§ Direction
Emit the data below verbatim, stripping out any pictures.

[Begin]

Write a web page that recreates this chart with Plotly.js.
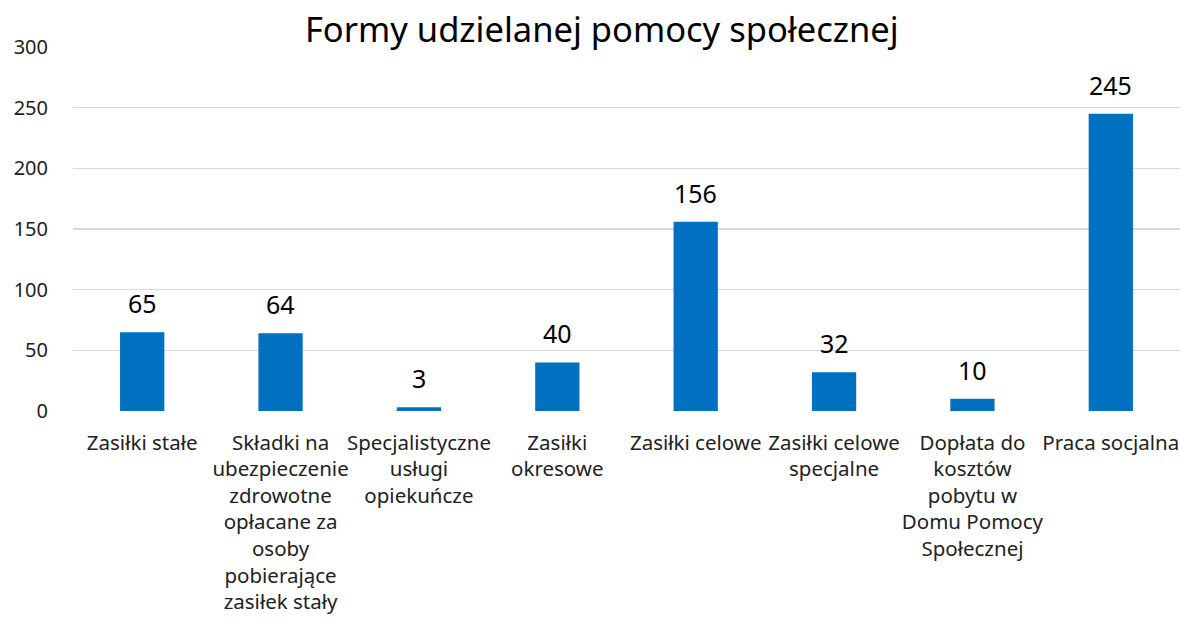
<!DOCTYPE html>
<html><head><meta charset="utf-8">
<script src="https://cdn.plot.ly/plotly-3.0.1.min.js"></script>
<style>html,body{margin:0;padding:0;background:#fff}#chart{width:1180px;height:623px}</style>
</head><body><div id="chart"></div>
<script>
const categories = ["Zasiłki stałe", "Składki na<br>ubezpieczenie<br>zdrowotne<br>opłacane za<br>osoby<br>pobierające<br>zasiłek stały", "Specjalistyczne<br>usługi<br>opiekuńcze", "Zasiłki<br>okresowe", "Zasiłki celowe", "Zasiłki celowe<br>specjalne", "Dopłata do<br>kosztów<br>pobytu w<br>Domu Pomocy<br>Społecznej", "Praca socjalna"];
const values = [65, 64, 3, 40, 156, 32, 10, 245];
const yTicks = [0, 50, 100, 150, 200, 250, 300];
const FONT = "Noto Sans, Open Sans, sans-serif";

const trace = {
  type: "bar", x: categories, y: values,
  marker: {color: "#0070C0"},
  hoverinfo: "x+y"
};
const annotations = categories.map((c, i) => ({
  x: c, y: values[i], xref: "x", yref: "y", text: String(values[i]),
  showarrow: false, yanchor: "bottom", yshift: 10,
  font: {family: FONT, size: 25, color: "#000"}
}));
const layout = {
  width: 1180, height: 623,
  margin: {l: 73, r: 0, t: 47, b: 212},
  paper_bgcolor: "#fff", plot_bgcolor: "#fff",
  title: {text: "Formy udzielanej pomocy społecznej", x: 0.51, xref: "container", y: 0.952, yanchor: "middle",
          font: {family: FONT, size: 34.5, color: "#000"}},
  bargap: 0.68,
  showlegend: false,
  xaxis: {type: "category", tickfont: {family: FONT, size: 20.5, color: "#222"}, showgrid: false, zeroline: false,
          showline: false, ticks: "", tickangle: 0, automargin: false, ticklabelstandoff: 17},
  yaxis: {range: [0, 300], tickvals: yTicks, showgrid: true, gridcolor: "#d9d9d9", gridwidth: 1.5,
          zeroline: false, showline: false, ticks: "", ticklabelstandoff: 24,
          tickfont: {family: FONT, size: 20, color: "#222"}, automargin: false, fixedrange: true},
  annotations: annotations
};
Plotly.newPlot("chart", [trace], layout, {displayModeBar: false, staticPlot: true});
</script></body></html>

[End]

§ Exercise response
Write a web page that recreates this chart with Plotly.js.
<!DOCTYPE html>
<html><head><meta charset="utf-8">
<script src="https://cdn.plot.ly/plotly-3.0.1.min.js"></script>
<style>html,body{margin:0;padding:0;background:#fff}#chart{width:1180px;height:623px}</style>
</head><body><div id="chart"></div>
<script>
const categories = ["Zasiłki stałe", "Składki na<br>ubezpieczenie<br>zdrowotne<br>opłacane za<br>osoby<br>pobierające<br>zasiłek stały", "Specjalistyczne<br>usługi<br>opiekuńcze", "Zasiłki<br>okresowe", "Zasiłki celowe", "Zasiłki celowe<br>specjalne", "Dopłata do<br>kosztów<br>pobytu w<br>Domu Pomocy<br>Społecznej", "Praca socjalna"];
const values = [65, 64, 3, 40, 156, 32, 10, 245];
const yTicks = [0, 50, 100, 150, 200, 250, 300];
const FONT = "Noto Sans, Open Sans, sans-serif";

const trace = {
  type: "bar", x: categories, y: values,
  marker: {color: "#0070C0"},
  hoverinfo: "x+y"
};
const annotations = categories.map((c, i) => ({
  x: c, y: values[i], xref: "x", yref: "y", text: String(values[i]),
  showarrow: false, yanchor: "bottom", yshift: 10,
  font: {family: FONT, size: 25, color: "#000"}
}));
const layout = {
  width: 1180, height: 623,
  margin: {l: 73, r: 0, t: 47, b: 212},
  paper_bgcolor: "#fff", plot_bgcolor: "#fff",
  title: {text: "Formy udzielanej pomocy społecznej", x: 0.51, xref: "container", y: 0.952, yanchor: "middle",
          font: {family: FONT, size: 34.5, color: "#000"}},
  bargap: 0.68,
  showlegend: false,
  xaxis: {type: "category", tickfont: {family: FONT, size: 20.5, color: "#222"}, showgrid: false, zeroline: false,
          showline: false, ticks: "", tickangle: 0, automargin: false, ticklabelstandoff: 17},
  yaxis: {range: [0, 300], tickvals: yTicks, showgrid: true, gridcolor: "#d9d9d9", gridwidth: 1.5,
          zeroline: false, showline: false, ticks: "", ticklabelstandoff: 24,
          tickfont: {family: FONT, size: 20, color: "#222"}, automargin: false, fixedrange: true},
  annotations: annotations
};
Plotly.newPlot("chart", [trace], layout, {displayModeBar: false, staticPlot: true});
</script></body></html>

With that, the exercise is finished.